- Task goal: Reproduce the data exactly and drop any pictures it holds.

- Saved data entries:
[Start]

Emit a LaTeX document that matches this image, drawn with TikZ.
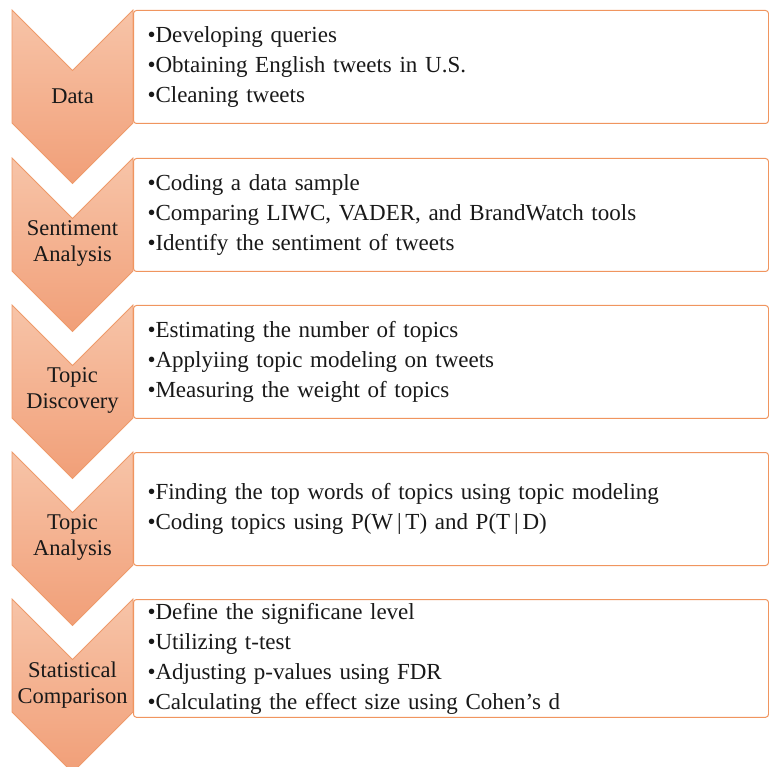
\documentclass[tikz,border=0pt]{standalone}
\usepackage{fontspec}
\setmainfont{Liberation Serif}
\usetikzlibrary{positioning}

\definecolor{chevtop}{HTML}{F7C4A8}
\definecolor{chevbot}{HTML}{F19F78}
\definecolor{chevline}{HTML}{EE9A6A}
\definecolor{boxline}{HTML}{F0955F}

\begin{document}
\begin{tikzpicture}[x=1pt, y=-1pt,
  chevron/.style={top color=chevtop, bottom color=chevbot, draw=chevline, line width=0.8pt},
  stage/.style={font=\fontsize{22.5}{26}\selectfont, align=center, text=black!90},
  steps/.style={draw=boxline, line width=1pt, rounded corners=3pt, fill=white, anchor=north west,
    minimum width=635pt, minimum height=113pt, text width=607pt, inner xsep=14pt, align=left,
    font=\fontsize{23}{30}\selectfont, text=black!90}]
  \useasboundingbox (0,0) rectangle (769,767);

  % chevrons
  \foreach \y in {10,158,305,452,599}
    \path[chevron] (12,\y) -- (72.5,\y+60.5) -- (133,\y) -- (133,\y+113)
                   -- (72.5,\y+173.5) -- (12,\y+113) -- cycle;

  \node[stage] (data) at (72.5,96)  {Data};
  \node[stage] (sent) at (72.5,243) {Sentiment\\Analysis};
  \node[stage] (disc) at (72.5,390) {Topic\\Discovery};
  \node[stage] (anal) at (72.5,537) {Topic\\Analysis};
  \node[stage] (stat) at (72.5,685) {Statistical\\Comparison};

  % boxes
  \node[steps] (b1) at (133,10)  {\textbullet Developing queries\\
                                 \textbullet Obtaining English tweets in U.S.\\
                                 \textbullet Cleaning tweets};
  \node[steps] (b2) at (133,158) {\textbullet Coding a data sample\\
                                 \textbullet Comparing LIWC, VADER, and BrandWatch tools\\
                                 \textbullet Identify the sentiment of tweets};
  \node[steps] (b3) at (133,305) {\textbullet Estimating the number of topics\\
                                 \textbullet Applyiing topic modeling on tweets\\
                                 \textbullet Measuring the weight of topics};
  \node[steps] (b4) at (133,452) {\textbullet Finding the top words of topics using topic modeling\\
                                 \textbullet Coding topics using P(W\,|\,T) and P(T\,|\,D)};
  \node[steps] (b5) at (133,599) {\textbullet Define the significane level\\
                                 \textbullet Utilizing t-test\\
                                 \textbullet Adjusting p-values using FDR\\
                                 \textbullet Calculating the effect size using Cohen's d};
\end{tikzpicture}
\end{document}
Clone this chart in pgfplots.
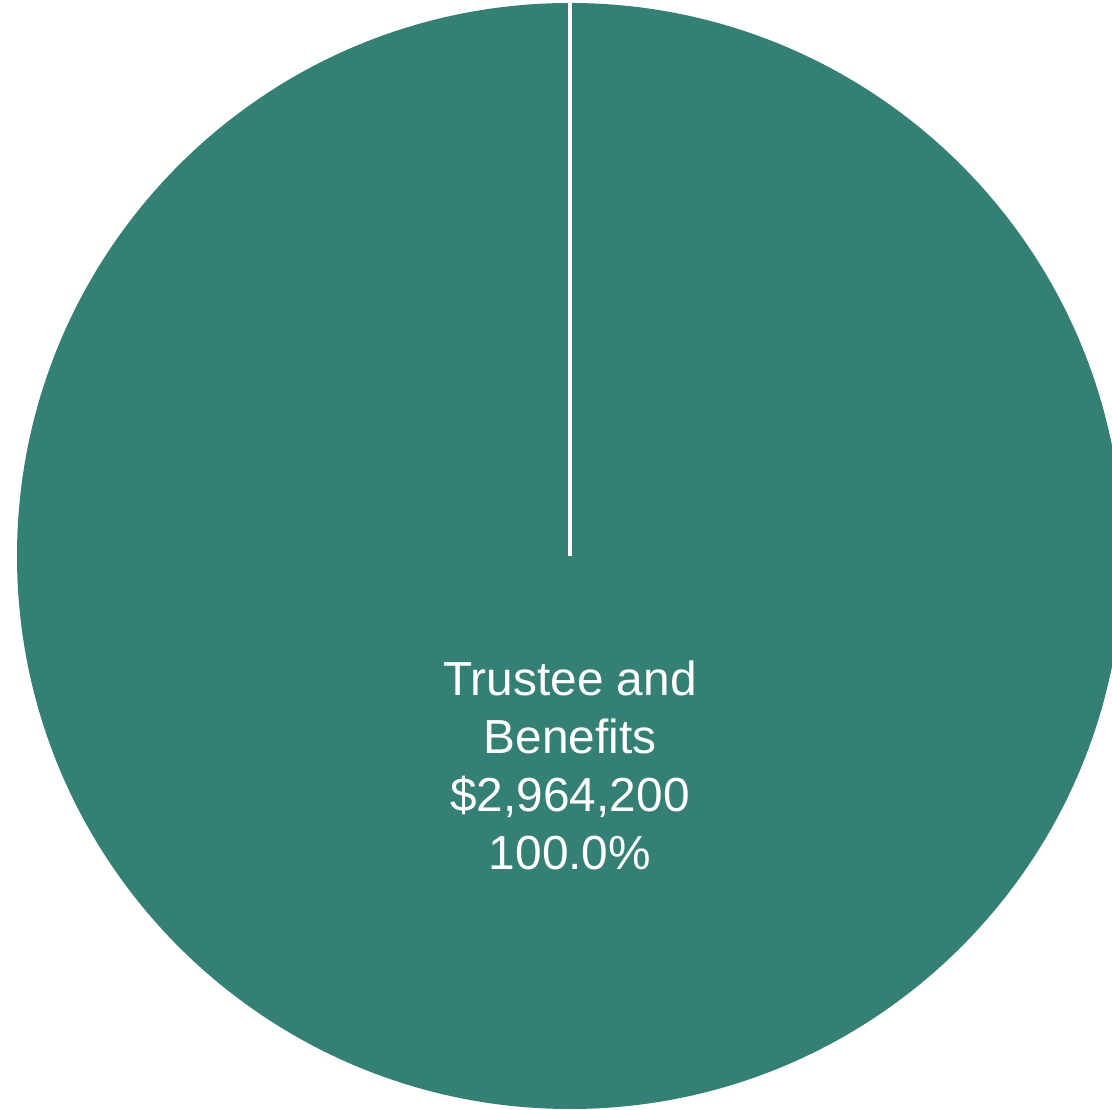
\documentclass[border=0pt]{standalone}
\usepackage{pgfplots}
\pgfplotsset{compat=1.18}
\usepackage{pgfplotstable}
\usepackage{fontspec}
\setmainfont{Liberation Sans}

\definecolor{pieteal}{RGB}{53,128,116}

% one slice: value (in thousands), share of total
\pgfplotstableread{
label value
Trustee 2964.2
}\piedata

\begin{document}
\begin{tikzpicture}
  \pgfplotstablegetelem{0}{value}\of\piedata
  \pgfmathsetmacro{\total}{\pgfplotsretval}
  \pgfmathsetmacro{\share}{\pgfplotsretval/\total*360}
  \begin{axis}[
      scale only axis,
      width=11.12cm, height=11.09cm,
      xmin=0, xmax=1112, ymin=0, ymax=1109,
      hide axis,
      clip=true,
    ]
    \path (rel axis cs:0,0) rectangle (rel axis cs:1,1);
    % pie slice (100%) starting at 12 o'clock, clockwise
    \fill[pieteal] (axis cs:570,553) -- ++(90:5.53cm)
      arc[start angle=90, delta angle=-\share, radius=5.53cm] -- cycle;
    \draw[white, line width=1.4pt] (axis cs:570,553) -- ++(90:5.53cm);
    \node[white, align=center, font=\fontsize{13.6}{16.5}\selectfont]
      at (axis cs:570,344) {Trustee and\\Benefits\\\$2,964,200\\100.0\%};
  \end{axis}
\end{tikzpicture}
\end{document}
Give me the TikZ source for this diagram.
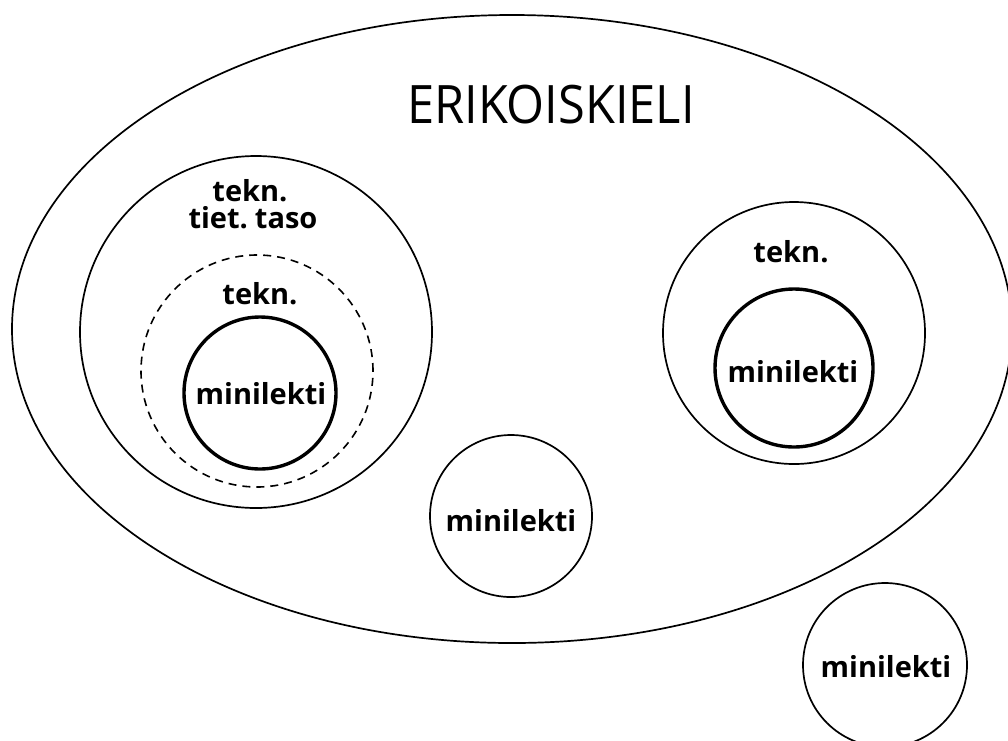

[End]

- Full answer:
Emit a LaTeX document that matches this image, drawn with TikZ.
\documentclass[tikz,border=0pt]{standalone}
\usepackage{fontspec}
\setmainfont{Liberation Serif}
\usetikzlibrary{positioning}

\definecolor{chevtop}{HTML}{F7C4A8}
\definecolor{chevbot}{HTML}{F19F78}
\definecolor{chevline}{HTML}{EE9A6A}
\definecolor{boxline}{HTML}{F0955F}

\begin{document}
\begin{tikzpicture}[x=1pt, y=-1pt,
  chevron/.style={top color=chevtop, bottom color=chevbot, draw=chevline, line width=0.8pt},
  stage/.style={font=\fontsize{22.5}{26}\selectfont, align=center, text=black!90},
  steps/.style={draw=boxline, line width=1pt, rounded corners=3pt, fill=white, anchor=north west,
    minimum width=635pt, minimum height=113pt, text width=607pt, inner xsep=14pt, align=left,
    font=\fontsize{23}{30}\selectfont, text=black!90}]
  \useasboundingbox (0,0) rectangle (769,767);

  % chevrons
  \foreach \y in {10,158,305,452,599}
    \path[chevron] (12,\y) -- (72.5,\y+60.5) -- (133,\y) -- (133,\y+113)
                   -- (72.5,\y+173.5) -- (12,\y+113) -- cycle;

  \node[stage] (data) at (72.5,96)  {Data};
  \node[stage] (sent) at (72.5,243) {Sentiment\\Analysis};
  \node[stage] (disc) at (72.5,390) {Topic\\Discovery};
  \node[stage] (anal) at (72.5,537) {Topic\\Analysis};
  \node[stage] (stat) at (72.5,685) {Statistical\\Comparison};

  % boxes
  \node[steps] (b1) at (133,10)  {\textbullet Developing queries\\
                                 \textbullet Obtaining English tweets in U.S.\\
                                 \textbullet Cleaning tweets};
  \node[steps] (b2) at (133,158) {\textbullet Coding a data sample\\
                                 \textbullet Comparing LIWC, VADER, and BrandWatch tools\\
                                 \textbullet Identify the sentiment of tweets};
  \node[steps] (b3) at (133,305) {\textbullet Estimating the number of topics\\
                                 \textbullet Applyiing topic modeling on tweets\\
                                 \textbullet Measuring the weight of topics};
  \node[steps] (b4) at (133,452) {\textbullet Finding the top words of topics using topic modeling\\
                                 \textbullet Coding topics using P(W\,|\,T) and P(T\,|\,D)};
  \node[steps] (b5) at (133,599) {\textbullet Define the significane level\\
                                 \textbullet Utilizing t-test\\
                                 \textbullet Adjusting p-values using FDR\\
                                 \textbullet Calculating the effect size using Cohen's d};
\end{tikzpicture}
\end{document}
Clone this chart in pgfplots.
\documentclass[border=0pt]{standalone}
\usepackage{pgfplots}
\pgfplotsset{compat=1.18}
\usepackage{pgfplotstable}
\usepackage{fontspec}
\setmainfont{Liberation Sans}

\definecolor{pieteal}{RGB}{53,128,116}

% one slice: value (in thousands), share of total
\pgfplotstableread{
label value
Trustee 2964.2
}\piedata

\begin{document}
\begin{tikzpicture}
  \pgfplotstablegetelem{0}{value}\of\piedata
  \pgfmathsetmacro{\total}{\pgfplotsretval}
  \pgfmathsetmacro{\share}{\pgfplotsretval/\total*360}
  \begin{axis}[
      scale only axis,
      width=11.12cm, height=11.09cm,
      xmin=0, xmax=1112, ymin=0, ymax=1109,
      hide axis,
      clip=true,
    ]
    \path (rel axis cs:0,0) rectangle (rel axis cs:1,1);
    % pie slice (100%) starting at 12 o'clock, clockwise
    \fill[pieteal] (axis cs:570,553) -- ++(90:5.53cm)
      arc[start angle=90, delta angle=-\share, radius=5.53cm] -- cycle;
    \draw[white, line width=1.4pt] (axis cs:570,553) -- ++(90:5.53cm);
    \node[white, align=center, font=\fontsize{13.6}{16.5}\selectfont]
      at (axis cs:570,344) {Trustee and\\Benefits\\\$2,964,200\\100.0\%};
  \end{axis}
\end{tikzpicture}
\end{document}
Give me the TikZ source for this diagram.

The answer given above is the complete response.